The minimum possible radius for \[{M^ + }\] is not equal to\[367pm\]. Hence, the option (B) is incorrect.
Here, the cation \[{M^ + }\]forms \[{M_3}{C_{60}}\]. And \[C_{60}^{ - 3}\]is the fulleride which is a superconductor. And that is made up of $60$ carbon atoms.
Given, radius of \[C_{60}^{ - 3}\] is equal to \[500pm\]
Therefore, the minimum possible radius for \[{M^ + }\] can be find out by using the equation,
\[\dfrac{{\sqrt 3 }}{4}r\]
Where, r is the radius of \[C_{60}^{ - 3}\]. By substituting the value of radius in above equation, will get,
\[\dfrac{{\sqrt 3 }}{4}r = \dfrac{{\sqrt 3 }}{4}x500 = 207\]
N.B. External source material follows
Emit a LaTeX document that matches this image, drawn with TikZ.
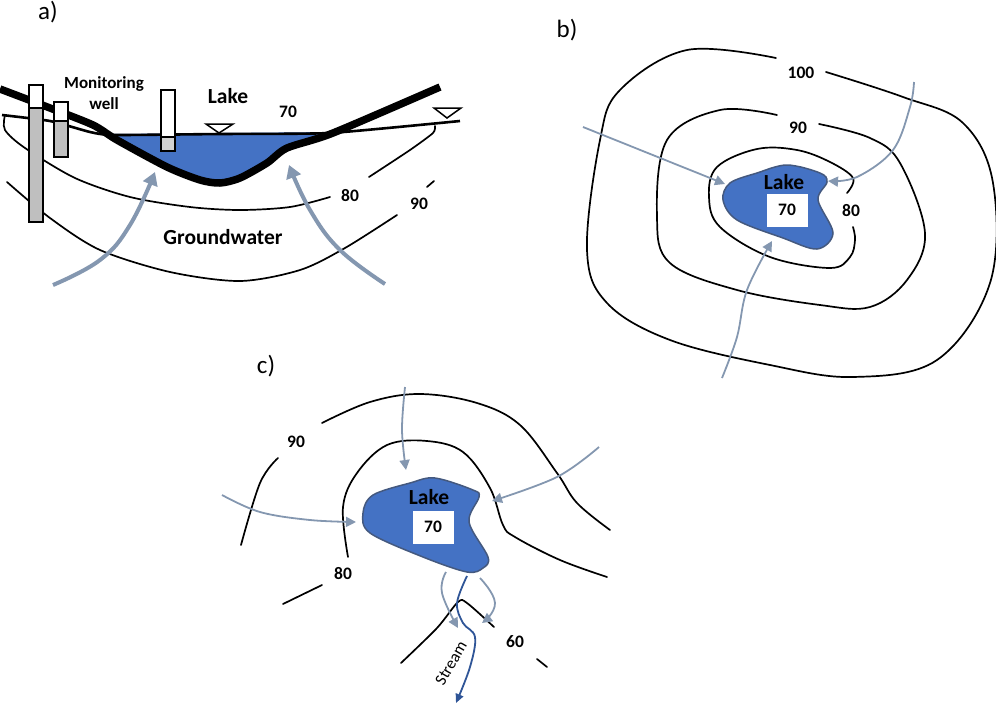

Thus, the minimum possible radius for \[{M^ + }\]is equal to \[207pm\]. Hence, option (C) is correct.
The minimum possible radius for \[{M^ + }\] is not equal to the radius of\[C_{60}^{ - 3}\]. Thus, it is not equal to \[500pm\]. Hence, the option (D) is incorrect.

Note:
We also know that \[C_{60}^{ - 3}\] is a common fullerene and it contains $60$carbon atoms. Here, the \[{M^ + }\] cation is reacting to form the superconductor, which is \[C_{60}^{ - 3}\] fulleride. And it has octahedral holes. Here, every carbon will contain three bonds. And these are dissolves in hydrocarbon solvents. By using the given value, I will get the minimum possible radius for \[{M^ + }\] and it is equal to \[207pm\].